__Problem details__. Pick out every line of the entries below where "image" occurs, and copy those lines.

__Provided data__.
________________________________________

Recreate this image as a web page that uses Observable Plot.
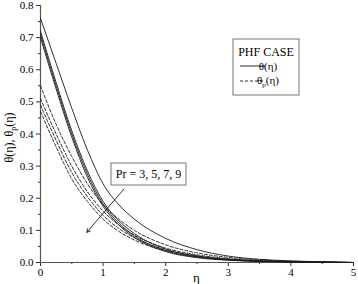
<!DOCTYPE html>
<html><head><meta charset="utf-8">
<script src="https://cdn.jsdelivr.net/npm/d3@7"></script>
<script src="https://cdn.jsdelivr.net/npm/@observablehq/plot@0.6"></script>
<style>
body{margin:0;background:#fff}
#chart svg, #chart svg text, #chart svg tspan{font-family:'Liberation Serif','Tinos','Times New Roman','DejaVu Serif',serif !important}
</style>
</head><body><div id="chart"></div>
<script>
// ---- data ----
const eta = [0, 0.25, 0.5, 0.75, 1, 1.25, 1.5, 2, 2.5, 3, 3.5, 4, 4.5, 5];
const Pr = [3, 5, 7, 9];
// theta(eta), solid lines
const theta_Pr3 = [0.76, 0.62, 0.48, 0.35, 0.245, 0.18, 0.135, 0.075, 0.04, 0.02, 0.01, 0.005, 0.002, 0];
const theta_Pr5 = [0.72, 0.56, 0.41, 0.285, 0.19, 0.13, 0.09, 0.042, 0.02, 0.01, 0.005, 0.002, 0.001, 0];
const theta_Pr7 = [0.71, 0.55, 0.40, 0.275, 0.182, 0.123, 0.083, 0.037, 0.017, 0.008, 0.004, 0.002, 0.001, 0];
const theta_Pr9 = [0.70, 0.54, 0.39, 0.265, 0.175, 0.117, 0.078, 0.034, 0.015, 0.007, 0.003, 0.001, 0, 0];
// theta_p(eta), dashed lines
const thetaP_Pr3 = [0.55, 0.43, 0.33, 0.245, 0.18, 0.135, 0.10, 0.055, 0.03, 0.016, 0.008, 0.004, 0.002, 0];
const thetaP_Pr5 = [0.51, 0.40, 0.30, 0.22, 0.16, 0.117, 0.085, 0.045, 0.024, 0.012, 0.006, 0.003, 0.001, 0];
const thetaP_Pr7 = [0.49, 0.38, 0.28, 0.205, 0.147, 0.106, 0.077, 0.04, 0.021, 0.01, 0.005, 0.002, 0.001, 0];
const thetaP_Pr9 = [0.47, 0.36, 0.26, 0.19, 0.135, 0.097, 0.07, 0.036, 0.018, 0.009, 0.004, 0.002, 0.001, 0];

const xTicks = [0, 1, 2, 3, 4, 5];
const xMinorTicks = [0.5, 1.5, 2.5, 3.5, 4.5];
const yTicks = [0, 0.1, 0.2, 0.3, 0.4, 0.5, 0.6, 0.7, 0.8];
const yMinorTicks = [0.05, 0.15, 0.25, 0.35, 0.45, 0.55, 0.65, 0.75];

const annotationText = "Pr = 3, 5, 7, 9";
const legendTitle = "PHF CASE";
// annotation arrow, in data units (eta, theta)
const arrowFrom = [1.33, 0.228];
const arrowTo = [0.74, 0.094];

// ---- build tables ----
const solidSeries = [theta_Pr3, theta_Pr5, theta_Pr7, theta_Pr9];
const dashSeries = [thetaP_Pr3, thetaP_Pr5, thetaP_Pr7, thetaP_Pr9];
const solidRows = [], dashRows = [];
solidSeries.forEach((s, k) => s.forEach((v, i) => solidRows.push({eta: eta[i], v, Pr: Pr[k]})));
dashSeries.forEach((s, k) => s.forEach((v, i) => dashRows.push({eta: eta[i], v, Pr: Pr[k]})));

const ink = "#1a1a1a";
const serif = "'Liberation Serif', 'Times New Roman', serif";
const plot = Plot.plot({
  width: 358, height: 284,
  marginLeft: 40, marginRight: 5, marginTop: 5, marginBottom: 22,
  style: {fontSize: "11px", color: "#000", background: "#fff", overflow: "visible"},
  x: {domain: [0, 5]},
  y: {domain: [0, 0.8]},
  marks: [
    Plot.axisY(yMinorTicks, {tickSize: 2, tickFormat: () => "", label: null, stroke: "#333"}),
    Plot.axisY(yTicks, {tickSize: 4, tickPadding: 3, tickFormat: d3.format(".1f"), label: null, fontSize: 11, stroke: "#333"}),
    Plot.axisX(xMinorTicks, {tickSize: 2, tickFormat: () => "", label: null, stroke: "#333"}),
    Plot.axisX(xTicks, {tickSize: 4, tickPadding: 2, tickFormat: d3.format("d"), label: null, fontSize: 11, stroke: "#333"}),
    Plot.ruleX([0], {stroke: "#555", strokeWidth: 1.2}),
    Plot.ruleY([0], {stroke: "#555", strokeWidth: 1.2}),
    Plot.line(dashRows, {x: "eta", y: "v", z: "Pr", stroke: ink, strokeWidth: 0.9, strokeDasharray: "3,2", curve: "monotone-x"}),
    Plot.line(solidRows, {x: "eta", y: "v", z: "Pr", stroke: ink, strokeWidth: 0.9, curve: "monotone-x"}),
    Plot.arrow([{x1: arrowFrom[0], y1: arrowFrom[1], x2: arrowTo[0], y2: arrowTo[1]}],
      {x1: "x1", y1: "y1", x2: "x2", y2: "y2", stroke: ink, strokeWidth: 0.9, headLength: 6, bend: 0})
  ]
});
document.getElementById("chart").appendChild(plot);

// ---- labels, annotation box, legend ----
const svg = d3.select(plot);
const sx = plot.scale("x"), sy = plot.scale("y");
const txt = (sel) => sel.attr("fill", "#000");

// y axis title
const yt = txt(svg.append("text"))
  .attr("transform", `translate(13,${(sy.apply(0) + sy.apply(0.8)) / 2 + 4}) rotate(-90)`)
  .attr("text-anchor", "middle").attr("font-size", 12);
yt.append("tspan").text("θ(η), θ");
yt.append("tspan").attr("font-size", 8).attr("dy", 3).text("p");
yt.append("tspan").attr("dy", -3).text("(η)");

// x axis title
txt(svg.append("text")).attr("x", sx.apply(2.5)).attr("y", 282)
  .attr("text-anchor", "middle").attr("font-size", 13).text("η");

// Pr annotation box
const bx = 111, by = 163, bw = 75, bh = 22;
svg.append("rect").attr("x", bx).attr("y", by).attr("width", bw).attr("height", bh)
  .attr("fill", "#fff").attr("stroke", "#777").attr("stroke-width", 1);
txt(svg.append("text")).attr("x", bx + bw / 2).attr("y", by + bh / 2 + 4)
  .attr("text-anchor", "middle").attr("font-size", 12).text(annotationText);

// legend
const lx = 233, ly = 39, lw = 66, lh = 56;
svg.append("rect").attr("x", lx).attr("y", ly).attr("width", lw).attr("height", lh)
  .attr("fill", "#fff").attr("stroke", "#777").attr("stroke-width", 1);
txt(svg.append("text")).attr("x", lx + lw / 2).attr("y", ly + 17)
  .attr("text-anchor", "middle").attr("font-size", 12).text(legendTitle);
svg.append("line").attr("x1", lx + 7).attr("x2", lx + 32).attr("y1", ly + 27).attr("y2", ly + 27)
  .attr("stroke", ink).attr("stroke-width", 0.9);
const t1 = txt(svg.append("text")).attr("x", lx + 35).attr("y", ly + 31).attr("font-size", 11);
t1.append("tspan").text("θ(η)");
svg.append("line").attr("x1", lx + 7).attr("x2", lx + 32).attr("y1", ly + 42).attr("y2", ly + 42)
  .attr("stroke", ink).attr("stroke-width", 0.9).attr("stroke-dasharray", "3,2");
const t2 = txt(svg.append("text")).attr("x", lx + 35).attr("y", ly + 45).attr("font-size", 11);
t2.append("tspan").text("θ");
t2.append("tspan").attr("font-size", 7).attr("dy", 3).text("p");
t2.append("tspan").attr("dy", -3).text("(η)");
</script>
</body></html>
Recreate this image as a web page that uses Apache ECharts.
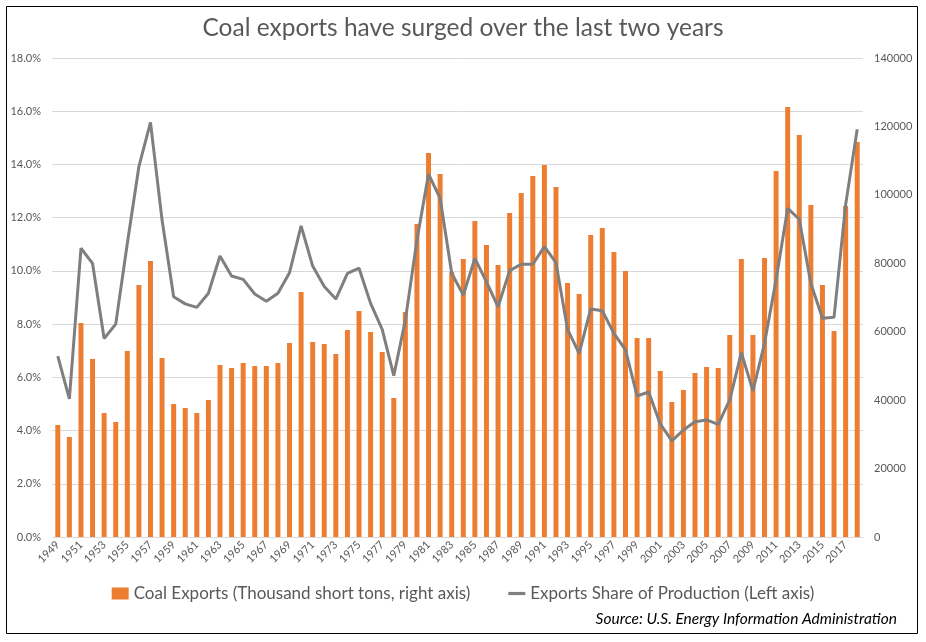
<!DOCTYPE html>
<html><head><meta charset="utf-8">
<script src="https://cdn.jsdelivr.net/npm/echarts@6/dist/echarts.min.js"></script>
<style>html,body{margin:0;padding:0;background:#fff}#c{width:926px;height:642px}</style>
</head><body><div id="c"></div>
<script>
const years = [];
for (let y = 1949; y <= 2018; y++) years.push(String(y));
const coalExports = [32735,29228,62547,52025,36242,33612,54363,73653,80668,52317,
  38873,37704,36242,40042,50271,49395,50856,49979,49979,50856,
  56702,71607,56994,56410,53487,60502,66055,59917,54071,40626,
  65763,91483,112234,106096,77454,81253,92360,85345,79500,94698,
  100544,105513,108728,102298,74239,71024,88268,90314,83299,77746,
  58163,58163,48518,39457,42965,47934,49687,49395,59040,81253,
  59040,81545,106972,125678,117495,97036,73653,60210,96744,115449];
const exportShare = [6.80,5.19,10.85,10.28,7.46,8.00,11.03,13.92,15.58,11.91,
  9.03,8.76,8.63,9.16,10.56,9.81,9.68,9.13,8.86,9.16,
  9.93,11.69,10.18,9.41,8.94,9.91,10.10,8.78,7.80,6.06,
  8.15,11.16,13.64,12.73,9.91,9.09,10.47,9.59,8.65,10.01,
  10.25,10.25,10.91,10.31,7.80,6.90,8.57,8.50,7.65,7.03,
  5.30,5.45,4.25,3.61,4.02,4.33,4.40,4.23,5.15,6.93,
  5.49,7.28,9.68,12.35,11.94,9.53,8.22,8.26,12.48,15.32];
const titleText = 'Coal exports have surged over the last two years';
const barName = 'Coal Exports (Thousand short tons, right axis)';
const lineName = 'Exports Share of Production (Left axis)';
const sourceText = 'Source: U.S. Energy Information Administration';

const font = 'Lato, "Open Sans", sans-serif';
const chart = echarts.init(document.getElementById('c'));
chart.setOption({
  animation: false,
  backgroundColor: '#fff',
  textStyle: { fontFamily: font },
  title: {
    text: titleText, left: 'center', top: 11,
    textStyle: { fontSize: 24.5, fontWeight: 'normal', color: '#595959', fontFamily: font }
  },
  legend: {
    top: 580, left: 'center', itemGap: 38, itemWidth: 17, itemHeight: 12,
    textStyle: { fontSize: 17, color: '#595959', fontFamily: font },
    data: [
      { name: barName, icon: 'rect' },
      { name: lineName, icon: 'path://M0,0 L16,0 L16,3 L0,3 Z', itemStyle: { color: '#7f7f7f' } }
    ]
  },
  grid: { left: 52, right: 63, top: 58, bottom: 105, containLabel: false },
  xAxis: {
    type: 'category', data: years, boundaryGap: true,
    axisLine: { lineStyle: { color: '#d9d9d9', width: 1 } },
    axisTick: { show: false },
    axisLabel: { interval: 1, rotate: 45, color: '#595959', fontSize: 11, margin: 6 }
  },
  yAxis: [
    {
      type: 'value', min: 0, max: 18, interval: 2, position: 'left',
      axisLabel: { formatter: v => v.toFixed(1) + '%', color: '#595959', fontSize: 11, margin: 11 },
      splitLine: { lineStyle: { color: '#d9d9d9' } },
      axisLine: { show: false }, axisTick: { show: false }
    },
    {
      type: 'value', min: 0, max: 140000, interval: 20000, position: 'right',
      axisLabel: { formatter: v => String(v), color: '#595959', fontSize: 11, margin: 11 },
      splitLine: { show: false },
      axisLine: { show: false }, axisTick: { show: false }
    }
  ],
  series: [
    {
      name: barName, type: 'bar', yAxisIndex: 1, data: coalExports,
      barWidth: '43%', itemStyle: { color: '#ed7d31' }
    },
    {
      name: lineName, type: 'line', yAxisIndex: 0, data: exportShare,
      symbol: 'none', lineStyle: { color: '#7f7f7f', width: 3 }, itemStyle: { color: '#7f7f7f' },
      z: 5
    }
  ],
  graphic: [
    { type: 'rect', shape: { x: 6.5, y: 6.5, width: 911, height: 627 },
      style: { fill: 'none', stroke: '#000', lineWidth: 1 }, silent: true },
    { type: 'text', right: 29, top: 611,
      style: { text: sourceText, fontSize: 15.5, fontStyle: 'italic', fill: '#000', fontFamily: font } }
  ]
});
</script></body></html>
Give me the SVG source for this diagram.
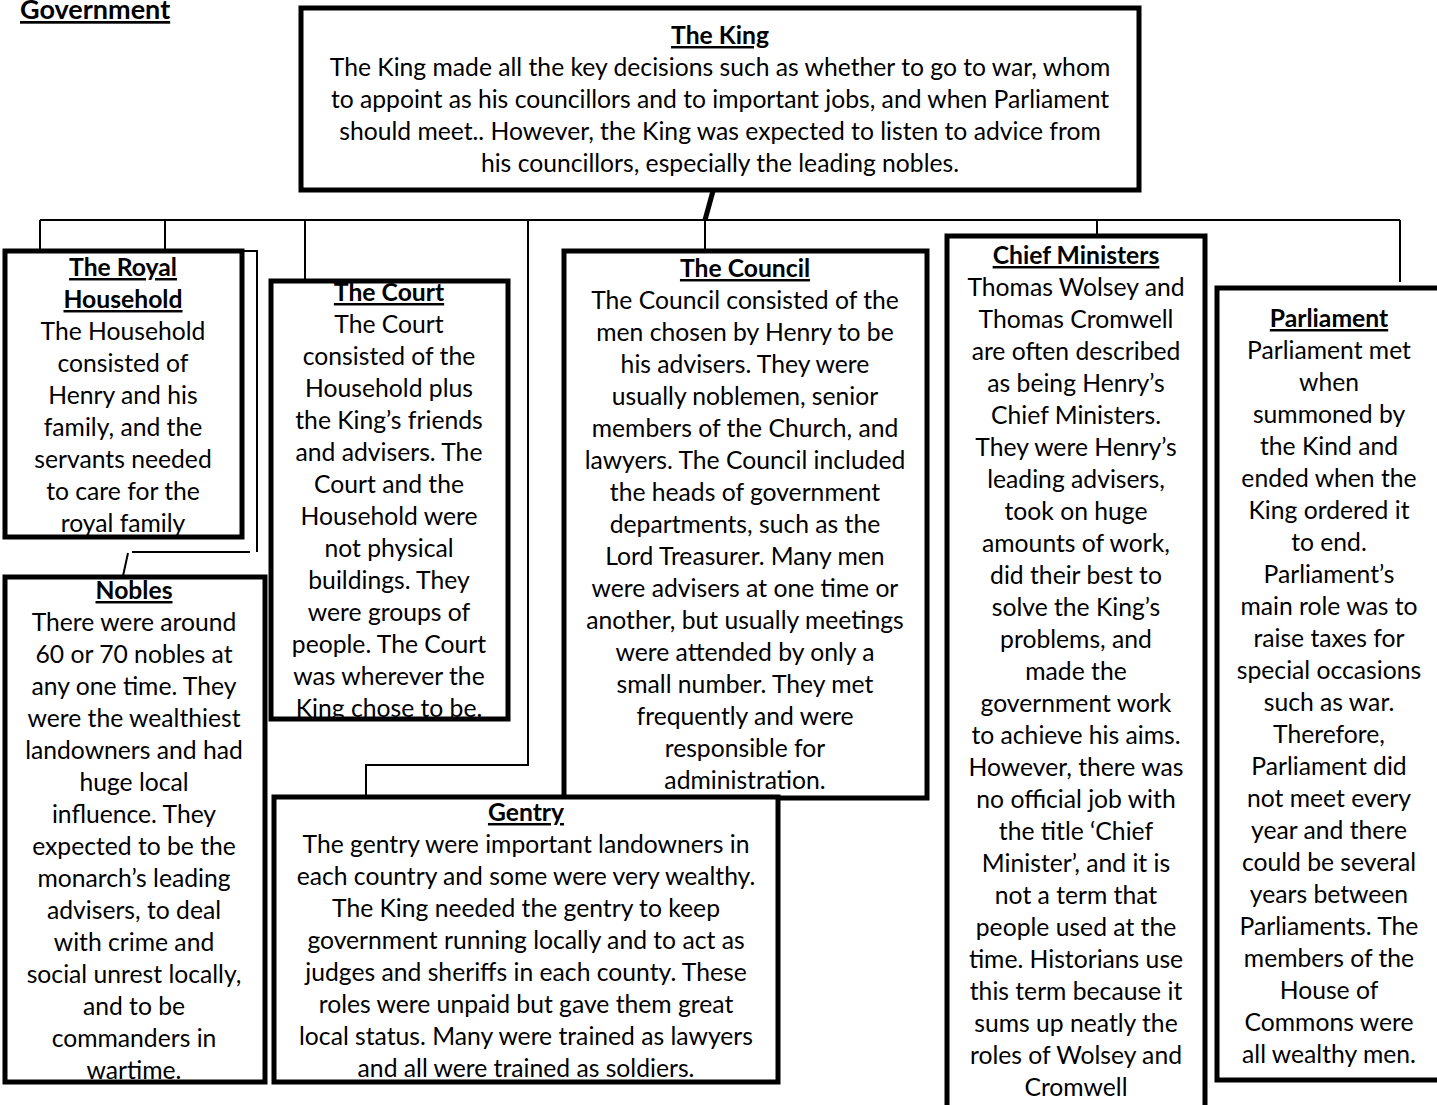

________________________________________

__Written answer__.
Recreate this image as a web page that uses Observable Plot.
Recreate this image as a web page that uses Apache ECharts.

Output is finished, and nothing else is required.